▸ Dataset extract:
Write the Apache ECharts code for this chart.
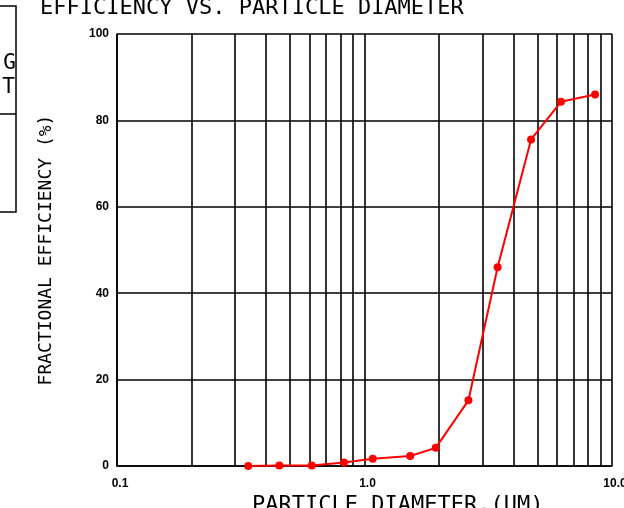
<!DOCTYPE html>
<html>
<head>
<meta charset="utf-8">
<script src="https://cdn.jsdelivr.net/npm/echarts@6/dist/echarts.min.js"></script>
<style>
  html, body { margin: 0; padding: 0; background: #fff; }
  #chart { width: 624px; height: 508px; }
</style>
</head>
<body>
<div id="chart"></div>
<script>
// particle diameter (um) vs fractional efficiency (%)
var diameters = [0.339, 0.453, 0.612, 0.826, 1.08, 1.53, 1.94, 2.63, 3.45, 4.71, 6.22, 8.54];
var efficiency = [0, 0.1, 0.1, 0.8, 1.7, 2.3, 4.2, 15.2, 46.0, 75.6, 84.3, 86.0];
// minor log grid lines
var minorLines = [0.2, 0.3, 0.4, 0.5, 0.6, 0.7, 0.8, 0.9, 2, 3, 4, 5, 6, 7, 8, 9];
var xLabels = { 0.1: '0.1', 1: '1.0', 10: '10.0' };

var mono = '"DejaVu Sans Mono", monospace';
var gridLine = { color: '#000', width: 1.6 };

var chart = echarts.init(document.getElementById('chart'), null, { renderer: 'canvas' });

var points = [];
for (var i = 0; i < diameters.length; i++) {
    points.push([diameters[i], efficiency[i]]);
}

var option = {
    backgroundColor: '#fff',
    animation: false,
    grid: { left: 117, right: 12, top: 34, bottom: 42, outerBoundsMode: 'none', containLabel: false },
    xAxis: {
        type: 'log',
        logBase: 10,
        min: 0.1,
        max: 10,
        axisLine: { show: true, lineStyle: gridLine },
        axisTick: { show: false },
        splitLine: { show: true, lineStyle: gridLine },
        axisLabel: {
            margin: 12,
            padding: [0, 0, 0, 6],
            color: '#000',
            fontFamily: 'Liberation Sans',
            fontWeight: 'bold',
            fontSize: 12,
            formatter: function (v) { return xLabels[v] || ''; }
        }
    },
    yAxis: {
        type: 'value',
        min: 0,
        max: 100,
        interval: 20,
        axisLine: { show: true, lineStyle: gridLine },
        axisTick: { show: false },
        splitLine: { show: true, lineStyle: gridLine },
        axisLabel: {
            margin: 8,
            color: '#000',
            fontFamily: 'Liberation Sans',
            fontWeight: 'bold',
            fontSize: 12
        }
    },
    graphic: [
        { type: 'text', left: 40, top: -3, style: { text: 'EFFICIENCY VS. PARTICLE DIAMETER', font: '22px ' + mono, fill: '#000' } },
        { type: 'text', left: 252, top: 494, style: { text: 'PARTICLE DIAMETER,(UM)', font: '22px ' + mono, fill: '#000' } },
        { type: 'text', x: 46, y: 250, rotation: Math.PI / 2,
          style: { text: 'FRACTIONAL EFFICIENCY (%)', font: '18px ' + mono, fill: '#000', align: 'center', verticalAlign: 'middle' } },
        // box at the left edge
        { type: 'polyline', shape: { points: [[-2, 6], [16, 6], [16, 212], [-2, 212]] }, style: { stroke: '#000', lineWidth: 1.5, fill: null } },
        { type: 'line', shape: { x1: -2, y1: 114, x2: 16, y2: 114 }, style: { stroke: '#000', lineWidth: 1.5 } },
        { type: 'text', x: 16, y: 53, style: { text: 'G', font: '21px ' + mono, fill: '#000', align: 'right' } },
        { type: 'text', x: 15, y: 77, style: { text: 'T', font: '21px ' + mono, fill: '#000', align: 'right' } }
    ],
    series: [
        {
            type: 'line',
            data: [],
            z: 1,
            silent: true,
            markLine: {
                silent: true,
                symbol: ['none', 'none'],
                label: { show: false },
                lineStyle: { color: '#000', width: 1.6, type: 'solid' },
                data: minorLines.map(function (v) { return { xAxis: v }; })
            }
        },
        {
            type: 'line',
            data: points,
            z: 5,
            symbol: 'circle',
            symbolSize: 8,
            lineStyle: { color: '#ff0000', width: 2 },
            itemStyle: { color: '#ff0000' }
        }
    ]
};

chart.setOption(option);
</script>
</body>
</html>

▸ Written exercise:
Return the whole listing, word for word, and leave out every picture.

▸ Output:
Write the Apache ECharts code for this chart.
<!DOCTYPE html>
<html>
<head>
<meta charset="utf-8">
<script src="https://cdn.jsdelivr.net/npm/echarts@6/dist/echarts.min.js"></script>
<style>
  html, body { margin: 0; padding: 0; background: #fff; }
  #chart { width: 624px; height: 508px; }
</style>
</head>
<body>
<div id="chart"></div>
<script>
// particle diameter (um) vs fractional efficiency (%)
var diameters = [0.339, 0.453, 0.612, 0.826, 1.08, 1.53, 1.94, 2.63, 3.45, 4.71, 6.22, 8.54];
var efficiency = [0, 0.1, 0.1, 0.8, 1.7, 2.3, 4.2, 15.2, 46.0, 75.6, 84.3, 86.0];
// minor log grid lines
var minorLines = [0.2, 0.3, 0.4, 0.5, 0.6, 0.7, 0.8, 0.9, 2, 3, 4, 5, 6, 7, 8, 9];
var xLabels = { 0.1: '0.1', 1: '1.0', 10: '10.0' };

var mono = '"DejaVu Sans Mono", monospace';
var gridLine = { color: '#000', width: 1.6 };

var chart = echarts.init(document.getElementById('chart'), null, { renderer: 'canvas' });

var points = [];
for (var i = 0; i < diameters.length; i++) {
    points.push([diameters[i], efficiency[i]]);
}

var option = {
    backgroundColor: '#fff',
    animation: false,
    grid: { left: 117, right: 12, top: 34, bottom: 42, outerBoundsMode: 'none', containLabel: false },
    xAxis: {
        type: 'log',
        logBase: 10,
        min: 0.1,
        max: 10,
        axisLine: { show: true, lineStyle: gridLine },
        axisTick: { show: false },
        splitLine: { show: true, lineStyle: gridLine },
        axisLabel: {
            margin: 12,
            padding: [0, 0, 0, 6],
            color: '#000',
            fontFamily: 'Liberation Sans',
            fontWeight: 'bold',
            fontSize: 12,
            formatter: function (v) { return xLabels[v] || ''; }
        }
    },
    yAxis: {
        type: 'value',
        min: 0,
        max: 100,
        interval: 20,
        axisLine: { show: true, lineStyle: gridLine },
        axisTick: { show: false },
        splitLine: { show: true, lineStyle: gridLine },
        axisLabel: {
            margin: 8,
            color: '#000',
            fontFamily: 'Liberation Sans',
            fontWeight: 'bold',
            fontSize: 12
        }
    },
    graphic: [
        { type: 'text', left: 40, top: -3, style: { text: 'EFFICIENCY VS. PARTICLE DIAMETER', font: '22px ' + mono, fill: '#000' } },
        { type: 'text', left: 252, top: 494, style: { text: 'PARTICLE DIAMETER,(UM)', font: '22px ' + mono, fill: '#000' } },
        { type: 'text', x: 46, y: 250, rotation: Math.PI / 2,
          style: { text: 'FRACTIONAL EFFICIENCY (%)', font: '18px ' + mono, fill: '#000', align: 'center', verticalAlign: 'middle' } },
        // box at the left edge
        { type: 'polyline', shape: { points: [[-2, 6], [16, 6], [16, 212], [-2, 212]] }, style: { stroke: '#000', lineWidth: 1.5, fill: null } },
        { type: 'line', shape: { x1: -2, y1: 114, x2: 16, y2: 114 }, style: { stroke: '#000', lineWidth: 1.5 } },
        { type: 'text', x: 16, y: 53, style: { text: 'G', font: '21px ' + mono, fill: '#000', align: 'right' } },
        { type: 'text', x: 15, y: 77, style: { text: 'T', font: '21px ' + mono, fill: '#000', align: 'right' } }
    ],
    series: [
        {
            type: 'line',
            data: [],
            z: 1,
            silent: true,
            markLine: {
                silent: true,
                symbol: ['none', 'none'],
                label: { show: false },
                lineStyle: { color: '#000', width: 1.6, type: 'solid' },
                data: minorLines.map(function (v) { return { xAxis: v }; })
            }
        },
        {
            type: 'line',
            data: points,
            z: 5,
            symbol: 'circle',
            symbolSize: 8,
            lineStyle: { color: '#ff0000', width: 2 },
            itemStyle: { color: '#ff0000' }
        }
    ]
};

chart.setOption(option);
</script>
</body>
</html>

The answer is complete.